# Source material
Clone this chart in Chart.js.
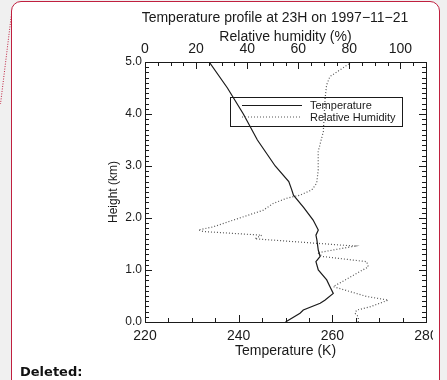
<!DOCTYPE html>
<html>
<head>
<meta charset="utf-8">
<script src="https://cdn.jsdelivr.net/npm/chart.js@4/dist/chart.umd.min.js"></script>
<style>
  body { margin:0; background:#f0f0f0; width:447px; height:380px; overflow:hidden; position:relative; }
  #frame { position:absolute; left:11px; top:1px; width:427px; height:390px; border:1.5px solid #c0203f; border-radius:10px; background:#fff; }
  #clip { position:absolute; left:0; top:0; width:433px; height:380px; overflow:hidden; }
  #link { position:absolute; left:0; top:0; }
  #note { position:absolute; left:20px; top:364px; font:bold 13px/15px "DejaVu Sans", Verdana, sans-serif; color:#111; }
</style>
</head>
<body>
<div id="frame"></div>
<svg id="link" width="14" height="110"><line x1="11.5" y1="14" x2="0.5" y2="104" stroke="#c0203f" stroke-width="1" stroke-dasharray="1 1.5"/></svg>
<div id="clip"><canvas id="profile" width="447" height="380"></canvas></div>
<div id="note">Deleted:</div>
<script>
// temperature profile (km, K)
const heightT = [0.00, 0.17, 0.23, 0.36, 0.42, 0.55, 0.68, 0.81, 1.00, 1.16, 1.26, 1.38, 1.58, 1.67, 1.77, 1.96, 2.20, 2.44, 2.55, 2.70, 3.00, 3.50, 4.00, 4.50, 5.00];
const tempK = [250.0, 253.1, 253.8, 257.4, 258.4, 260.2, 259.5, 258.8, 257.0, 256.5, 257.4, 257.0, 256.7, 256.5, 257.0, 255.9, 253.9, 251.7, 251.3, 250.7, 247.8, 244.0, 241.0, 237.6, 233.7];
// relative humidity profile (km, %)
const heightRH = [0.00, 0.10, 0.17, 0.23, 0.29, 0.42, 0.49, 0.68, 1.06, 1.16, 1.26, 1.33, 1.46, 1.60, 1.67, 1.74, 1.77, 1.83, 1.96, 2.15, 2.28, 2.38, 2.44, 2.54, 2.67, 2.92, 3.28, 3.66, 4.30, 4.56, 4.72, 4.87, 5.00];
const rhPct = [83.5, 83.5, 82.2, 82.9, 88.0, 95.2, 86.8, 73.7, 87.4, 86.8, 69.5, 67.5, 82.2, 43.0, 45.7, 22.8, 20.9, 26.7, 34.6, 46.3, 50.2, 55.5, 60.7, 65.3, 67.2, 67.8, 67.8, 69.8, 70.5, 71.1, 72.4, 77.0, 80.9];

const font = '"Liberation Sans", Arial, Helvetica, sans-serif';
const ink = '#1a1a1a';

// IDL style frame: box, inward ticks, title and legend
const frameTicks = {
    id: 'frameTicks',
    afterDatasetsDraw(chart) {
        const {ctx, chartArea: a, scales} = chart;
        ctx.save();
        ctx.strokeStyle = ink;
        ctx.lineWidth = 1;
        ctx.setLineDash([]);
        ctx.strokeRect(a.left + 0.5, a.top + 0.5, a.right - a.left, a.bottom - a.top);

        ctx.beginPath();
        for (let i = 0; i <= 12; i++) {
            const px = Math.round(scales.x.getPixelForValue(220 + i * 5)) + 0.5;
            const len = i % 4 === 0 ? 7 : 4;
            ctx.moveTo(px, a.bottom); ctx.lineTo(px, a.bottom - len);
        }
        for (let i = 0; i <= 22; i++) {
            const px = Math.round(scales.x2.getPixelForValue(i * 5)) + 0.5;
            const len = i % 4 === 0 ? 7 : 4;
            ctx.moveTo(px, a.top); ctx.lineTo(px, a.top + len);
        }
        for (let i = 0; i <= 50; i++) {
            const py = Math.round(scales.y.getPixelForValue(i / 10)) + 0.5;
            const len = i % 10 === 0 ? 7 : 4;
            ctx.moveTo(a.left, py); ctx.lineTo(a.left + len, py);
            ctx.moveTo(a.right, py); ctx.lineTo(a.right - len, py);
        }
        ctx.stroke();

        ctx.fillStyle = ink;
        ctx.font = '14px ' + font;
        ctx.textAlign = 'center';
        ctx.textBaseline = 'alphabetic';
        ctx.fillText('Temperature profile at 23H on 1997\u221211\u221221', a.left + 130, 22);

        // legend
        const lx = a.left + 85, ly = a.top + 35;
        ctx.strokeRect(lx + 0.5, ly + 0.5, 172, 29);
        const ds = chart.data.datasets;
        ds.forEach((d, i) => {
            const y = ly + 8.5 + i * 11.5;
            ctx.beginPath();
            ctx.strokeStyle = d.borderColor;
            ctx.setLineDash(d.borderDash || []);
            ctx.moveTo(lx + 12, y); ctx.lineTo(lx + 72, y);
            ctx.stroke();
            ctx.setLineDash([]);
            ctx.font = '11px ' + font;
            ctx.textAlign = 'left';
            ctx.fillText(d.label, lx + 80, y + 3.5);
        });
        ctx.restore();
    }
};

new Chart(document.getElementById('profile'), {
    type: 'scatter',
    data: {
        datasets: [{
            label: 'Temperature',
            data: heightT.map((h, i) => ({x: tempK[i], y: h})),
            xAxisID: 'x', yAxisID: 'y',
            showLine: true, borderColor: ink, borderWidth: 1.2, pointRadius: 0
        }, {
            label: 'Relative Humidity',
            data: heightRH.map((h, i) => ({x: rhPct[i], y: h})),
            xAxisID: 'x2', yAxisID: 'y',
            showLine: true, borderColor: '#555', borderWidth: 1.2, borderDash: [1, 2], pointRadius: 0
        }]
    },
    options: {
        responsive: false,
        animation: false,
        layout: {padding: {right: 21}},
        plugins: {legend: {display: false}, tooltip: {enabled: false}},
        scales: {
            x: {
                type: 'linear', position: 'bottom', min: 220, max: 280,
                grid: {display: false, drawTicks: false}, border: {display: false},
                ticks: {stepSize: 20, color: ink, font: {family: font, size: 14}, padding: 6, maxRotation: 0},
                title: {display: true, text: 'Temperature (K)', color: ink, font: {family: font, size: 14}, padding: {top: 0, bottom: 20}},
                afterFit(s) { s.height = 58; }
            },
            x2: {
                type: 'linear', position: 'top', min: 0, max: 110,
                grid: {display: false, drawTicks: false}, border: {display: false},
                ticks: {stepSize: 20, includeBounds: false, color: ink, font: {family: font, size: 14}, padding: 4, maxRotation: 0},
                title: {display: true, text: 'Relative humidity (%)', color: ink, font: {family: font, size: 14}, padding: {top: 29, bottom: 0}},
                afterFit(s) { s.height = 62; }
            },
            y: {
                type: 'linear', position: 'left', min: 0, max: 5,
                grid: {display: false, drawTicks: false}, border: {display: false},
                ticks: {stepSize: 1, color: ink, font: {family: font, size: 12}, padding: 3, callback: v => v.toFixed(1)},
                title: {display: true, text: 'Height (km)', color: ink, font: {family: font, size: 12}, padding: {top: 106, bottom: 0}},
                afterFit(s) { s.width = 145; }
            }
        }
    },
    plugins: [frameTicks]
});
</script>
</body>
</html>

# The task
Go through the data above and transcribe it in full, omitting any image.

# Output for this exercise
Clone this chart in Chart.js.
<!DOCTYPE html>
<html>
<head>
<meta charset="utf-8">
<script src="https://cdn.jsdelivr.net/npm/chart.js@4/dist/chart.umd.min.js"></script>
<style>
  body { margin:0; background:#f0f0f0; width:447px; height:380px; overflow:hidden; position:relative; }
  #frame { position:absolute; left:11px; top:1px; width:427px; height:390px; border:1.5px solid #c0203f; border-radius:10px; background:#fff; }
  #clip { position:absolute; left:0; top:0; width:433px; height:380px; overflow:hidden; }
  #link { position:absolute; left:0; top:0; }
  #note { position:absolute; left:20px; top:364px; font:bold 13px/15px "DejaVu Sans", Verdana, sans-serif; color:#111; }
</style>
</head>
<body>
<div id="frame"></div>
<svg id="link" width="14" height="110"><line x1="11.5" y1="14" x2="0.5" y2="104" stroke="#c0203f" stroke-width="1" stroke-dasharray="1 1.5"/></svg>
<div id="clip"><canvas id="profile" width="447" height="380"></canvas></div>
<div id="note">Deleted:</div>
<script>
// temperature profile (km, K)
const heightT = [0.00, 0.17, 0.23, 0.36, 0.42, 0.55, 0.68, 0.81, 1.00, 1.16, 1.26, 1.38, 1.58, 1.67, 1.77, 1.96, 2.20, 2.44, 2.55, 2.70, 3.00, 3.50, 4.00, 4.50, 5.00];
const tempK = [250.0, 253.1, 253.8, 257.4, 258.4, 260.2, 259.5, 258.8, 257.0, 256.5, 257.4, 257.0, 256.7, 256.5, 257.0, 255.9, 253.9, 251.7, 251.3, 250.7, 247.8, 244.0, 241.0, 237.6, 233.7];
// relative humidity profile (km, %)
const heightRH = [0.00, 0.10, 0.17, 0.23, 0.29, 0.42, 0.49, 0.68, 1.06, 1.16, 1.26, 1.33, 1.46, 1.60, 1.67, 1.74, 1.77, 1.83, 1.96, 2.15, 2.28, 2.38, 2.44, 2.54, 2.67, 2.92, 3.28, 3.66, 4.30, 4.56, 4.72, 4.87, 5.00];
const rhPct = [83.5, 83.5, 82.2, 82.9, 88.0, 95.2, 86.8, 73.7, 87.4, 86.8, 69.5, 67.5, 82.2, 43.0, 45.7, 22.8, 20.9, 26.7, 34.6, 46.3, 50.2, 55.5, 60.7, 65.3, 67.2, 67.8, 67.8, 69.8, 70.5, 71.1, 72.4, 77.0, 80.9];

const font = '"Liberation Sans", Arial, Helvetica, sans-serif';
const ink = '#1a1a1a';

// IDL style frame: box, inward ticks, title and legend
const frameTicks = {
    id: 'frameTicks',
    afterDatasetsDraw(chart) {
        const {ctx, chartArea: a, scales} = chart;
        ctx.save();
        ctx.strokeStyle = ink;
        ctx.lineWidth = 1;
        ctx.setLineDash([]);
        ctx.strokeRect(a.left + 0.5, a.top + 0.5, a.right - a.left, a.bottom - a.top);

        ctx.beginPath();
        for (let i = 0; i <= 12; i++) {
            const px = Math.round(scales.x.getPixelForValue(220 + i * 5)) + 0.5;
            const len = i % 4 === 0 ? 7 : 4;
            ctx.moveTo(px, a.bottom); ctx.lineTo(px, a.bottom - len);
        }
        for (let i = 0; i <= 22; i++) {
            const px = Math.round(scales.x2.getPixelForValue(i * 5)) + 0.5;
            const len = i % 4 === 0 ? 7 : 4;
            ctx.moveTo(px, a.top); ctx.lineTo(px, a.top + len);
        }
        for (let i = 0; i <= 50; i++) {
            const py = Math.round(scales.y.getPixelForValue(i / 10)) + 0.5;
            const len = i % 10 === 0 ? 7 : 4;
            ctx.moveTo(a.left, py); ctx.lineTo(a.left + len, py);
            ctx.moveTo(a.right, py); ctx.lineTo(a.right - len, py);
        }
        ctx.stroke();

        ctx.fillStyle = ink;
        ctx.font = '14px ' + font;
        ctx.textAlign = 'center';
        ctx.textBaseline = 'alphabetic';
        ctx.fillText('Temperature profile at 23H on 1997\u221211\u221221', a.left + 130, 22);

        // legend
        const lx = a.left + 85, ly = a.top + 35;
        ctx.strokeRect(lx + 0.5, ly + 0.5, 172, 29);
        const ds = chart.data.datasets;
        ds.forEach((d, i) => {
            const y = ly + 8.5 + i * 11.5;
            ctx.beginPath();
            ctx.strokeStyle = d.borderColor;
            ctx.setLineDash(d.borderDash || []);
            ctx.moveTo(lx + 12, y); ctx.lineTo(lx + 72, y);
            ctx.stroke();
            ctx.setLineDash([]);
            ctx.font = '11px ' + font;
            ctx.textAlign = 'left';
            ctx.fillText(d.label, lx + 80, y + 3.5);
        });
        ctx.restore();
    }
};

new Chart(document.getElementById('profile'), {
    type: 'scatter',
    data: {
        datasets: [{
            label: 'Temperature',
            data: heightT.map((h, i) => ({x: tempK[i], y: h})),
            xAxisID: 'x', yAxisID: 'y',
            showLine: true, borderColor: ink, borderWidth: 1.2, pointRadius: 0
        }, {
            label: 'Relative Humidity',
            data: heightRH.map((h, i) => ({x: rhPct[i], y: h})),
            xAxisID: 'x2', yAxisID: 'y',
            showLine: true, borderColor: '#555', borderWidth: 1.2, borderDash: [1, 2], pointRadius: 0
        }]
    },
    options: {
        responsive: false,
        animation: false,
        layout: {padding: {right: 21}},
        plugins: {legend: {display: false}, tooltip: {enabled: false}},
        scales: {
            x: {
                type: 'linear', position: 'bottom', min: 220, max: 280,
                grid: {display: false, drawTicks: false}, border: {display: false},
                ticks: {stepSize: 20, color: ink, font: {family: font, size: 14}, padding: 6, maxRotation: 0},
                title: {display: true, text: 'Temperature (K)', color: ink, font: {family: font, size: 14}, padding: {top: 0, bottom: 20}},
                afterFit(s) { s.height = 58; }
            },
            x2: {
                type: 'linear', position: 'top', min: 0, max: 110,
                grid: {display: false, drawTicks: false}, border: {display: false},
                ticks: {stepSize: 20, includeBounds: false, color: ink, font: {family: font, size: 14}, padding: 4, maxRotation: 0},
                title: {display: true, text: 'Relative humidity (%)', color: ink, font: {family: font, size: 14}, padding: {top: 29, bottom: 0}},
                afterFit(s) { s.height = 62; }
            },
            y: {
                type: 'linear', position: 'left', min: 0, max: 5,
                grid: {display: false, drawTicks: false}, border: {display: false},
                ticks: {stepSize: 1, color: ink, font: {family: font, size: 12}, padding: 3, callback: v => v.toFixed(1)},
                title: {display: true, text: 'Height (km)', color: ink, font: {family: font, size: 12}, padding: {top: 106, bottom: 0}},
                afterFit(s) { s.width = 145; }
            }
        }
    },
    plugins: [frameTicks]
});
</script>
</body>
</html>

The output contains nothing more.